Malcolm Turnbull's unqualified commitment to the U.S. in North Korea, apart from being undemocratic, may well be suicidal. Dr Binoy Kampmark reports.
OVER HIS TIME in the glare of public office, former Prime Minister Kevin Rudd has had the occasional moment of lucid penetration.
Outside office, these moments have become stronger. Over North Korea, for instance, Rudd has little time to bite. Bluff, bluster and acts of hyperventilation are what matter to the regime in Pyongyang.
But of greater concern was Prime Minister Malcolm Turnbull’s unqualified commitment to any U.S. engagement with North Korea.
This concern came with good reason.
In the leaked transcript of that scolding, and even scalding, phone encounter between U.S. President Donald Trump and Turnbull in January, Turnbull had already made a collective commitment masquerading as a personal one:
“You can count on me.
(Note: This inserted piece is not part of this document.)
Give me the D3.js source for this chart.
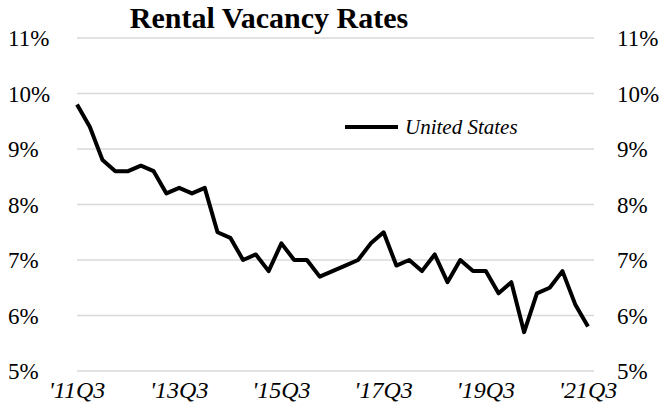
<!DOCTYPE html>
<html>
<head>
<meta charset="utf-8">
<script src="https://cdn.jsdelivr.net/npm/d3@7"></script>
<style>
body { margin: 0; background: #fff; }
text { font-family: "Liberation Serif", "DejaVu Serif", serif; fill: #000; }
</style>
</head>
<body>
<div id="canvas"></div>
<script>
var width = 664;
var height = 416;

// quarterly rental vacancy rate, 2011Q3 .. 2021Q3
var quarters = [];
for (var yr = 2011; yr <= 2021; yr++) {
	for (var q = 1; q <= 4; q++) {
		if ((yr == 2011 && q < 3) || (yr == 2021 && q > 3)) continue;
		quarters.push("'" + String(yr).slice(2) + "Q" + q);
	}
}
var rates = [9.8, 9.4, 8.8, 8.6, 8.6, 8.7, 8.6, 8.2, 8.3, 8.2,
	8.3, 7.5, 7.4, 7.0, 7.1, 6.8, 7.3, 7.0, 7.0, 6.7,
	6.8, 6.9, 7.0, 7.3, 7.5, 6.9, 7.0, 6.8, 7.1, 6.6,
	7.0, 6.8, 6.8, 6.4, 6.6, 5.7, 6.4, 6.5, 6.8, 6.2, 5.8];
var xTicks = ["'11Q3", "'13Q3", "'15Q3", "'17Q3", "'19Q3", "'21Q3"];
var yTicks = [5, 6, 7, 8, 9, 10, 11];
var seriesName = "United States";

var svg = d3.select("#canvas").append("svg")
	.attr("width", width)
	.attr("height", height);

var x = d3.scalePoint().domain(quarters).range([77, 588]);
var y = d3.scaleLinear().domain([5, 11]).range([371, 38]);

// grid
svg.selectAll('line.grid')
	.data(yTicks)
	.enter()
	.append('line')
	.attr('class', 'grid')
	.attr('x1', 77).attr('x2', 594)
	.attr('y1', function(d){return y(d);})
	.attr('y2', function(d){return y(d);})
	.style('stroke', '#d9d9d9')
	.style('stroke-width', 1.5);

// y labels both sides
var fmt = function(d){return d + "%";};
svg.append('g').selectAll('text')
	.data(yTicks)
	.enter()
	.append('text')
	.attr('x', 8)
	.attr('y', function(d){return y(d);})
	.attr('dy', '0.35em')
	.style('font-size', '23px')
	.text(fmt);
svg.append('g').selectAll('text')
	.data(yTicks)
	.enter()
	.append('text')
	.attr('x', 617)
	.attr('y', function(d){return y(d);})
	.attr('dy', '0.35em')
	.style('font-size', '23px')
	.text(fmt);

// x labels
svg.append('g').selectAll('text')
	.data(xTicks)
	.enter()
	.append('text')
	.attr('x', function(d){return x(d);})
	.attr('y', 398)
	.attr('text-anchor', 'middle')
	.style('font-size', '24px')
	.style('font-style', 'italic')
	.text(function(d){return d;});

// series
var line = d3.line()
	.x(function(d, i){return x(quarters[i]);})
	.y(function(d){return y(d);});
svg.append('path')
	.datum(rates)
	.attr('d', line)
	.style('fill', 'none')
	.style('stroke', '#000')
	.style('stroke-width', 4)
	.style('stroke-linejoin', 'round');

// legend
svg.append('line')
	.attr('x1', 345).attr('x2', 398)
	.attr('y1', 127).attr('y2', 127)
	.style('stroke', '#000')
	.style('stroke-width', 4);
svg.append('text')
	.attr('x', 405).attr('y', 134)
	.style('font-size', '21px')
	.style('font-style', 'italic')
	.text(seriesName);

// title
svg.append('text')
	.attr('x', 269).attr('y', 28)
	.attr('text-anchor', 'middle')
	.style('font-size', '30px')
	.style('font-weight', 'bold')
	.text("Rental Vacancy Rates");
</script>
</body>
</html>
I will be there again and again.”
On Friday, on the airwaves of 3AW radio, the Prime Minister continued this obeisance, deciding to surgically jam Australia – at least in a symbolic way – to the U.S. body politic.
“Be under no misapprehension — in terms of defence we are joined at the hip.”
Again, the document that has been more trouble than is worth – the ANZUS Treaty – featured.
“If there is an attack on the United States by North Korea, then the ANZUS Treaty will be invoked and Australia will come to the aid of the United States, just as if there was an attack on Australia, the United States would come to our aid.”
Rudd, speaking from New York, said:
“My response to that statement when I first saw it on the weekend was simply ‘Good God, have the conservatives learnt nothing from the Iraq experience?’”
For Rudd, the legacy of history for the current Government was pulsing — and unpleasantly.
“You never as an Australian prime minister, as an ally of the United States, give the Americans, before the event, a blank cheque.”
The play of events on Monday morning took another turn with Defence Industry Minister, Christopher Pyne, suggesting that the ANZUS Treaty would “immediately come into play” only in the event of a “conflagration” in the Korean Peninsula. But how that play unfolds is a question for some hair splitting pedants.
A word thrown about in relation to this is the fairly redundant term “consultation”. This, explains Pyne, is the necessary prelude “about any assistance we can provide and if that assistance is in our best interests”. If Guam was attacked, claimed Turnbull, aid would be afforded to Washington depending “on the circumstances and the consultation with our allies”.
The word is important, since it gives the impression that officials in Canberra are, somehow more than an embellished desk of the U.S. State Department, sovereign beings of independent thought and application. To "consult" entails a conferral between matched equals, a genuine appraisal of the situation that considers the affairs of both states.
The word “consult” appears in the 1951 ANZUS Treaty itself:
''The parties shall consult together whenever in the opinion of any of them the territorial integrity, political independence or security of any of the parties is threatened in the Pacific.''
In the ANZUS context, it is a crafty, weasel word and one that has seen the citizens of an imperial outpost used as fodder for the enterprises of the self-proclaimed Grand Imperium of the Free World. Whether it be Vietnam through the 1960s to quell a nationalist insurrection, or a range of Cold War deployments to do the same; be it blood soaked Middle East adventurism, the Australian "Ghurkha" will be there, deployable at an instant after a flash consultation.
Even the mild mannered prose of a Parliamentary report assessing ANZUS after 50 years would note the obvious 'disparity in power and influence between the partners'. The authors, Gary Brown and Laura Rayner, admitted that managing that disparity is 'the major issue of the alliance'.
Having stated that sensible point, the authors become fabulists:
'There is no guarantee that without the security that ANZUS has provided Australia would not have developed as an inward looking, less open and more xenophobic society, a sort of apartheid-era South Africa in the South Pacific.''
One dare but dream.
It is plausible that one of the greatest flaws of the Westminster system is its over-reliance on the Crown’s prerogative in deciding when and with whom one buddies up in the next bloody affair. A matter that is bound to take the lives of Australians – and make Australians take the lives of others – is surely a matter of their representatives, those oft confused darlings in Parliament? Senator Nick Xenophon certainly thinks so.
But on this score, Australian governments remain mind-shutting in their defiance, refusing to take the temperature of their electorate, while bowing to the broader need of their muscular guardian across the Pacific.
That refusal to even entertain such consultation, apart from being supremely undemocratic, may well suicidal.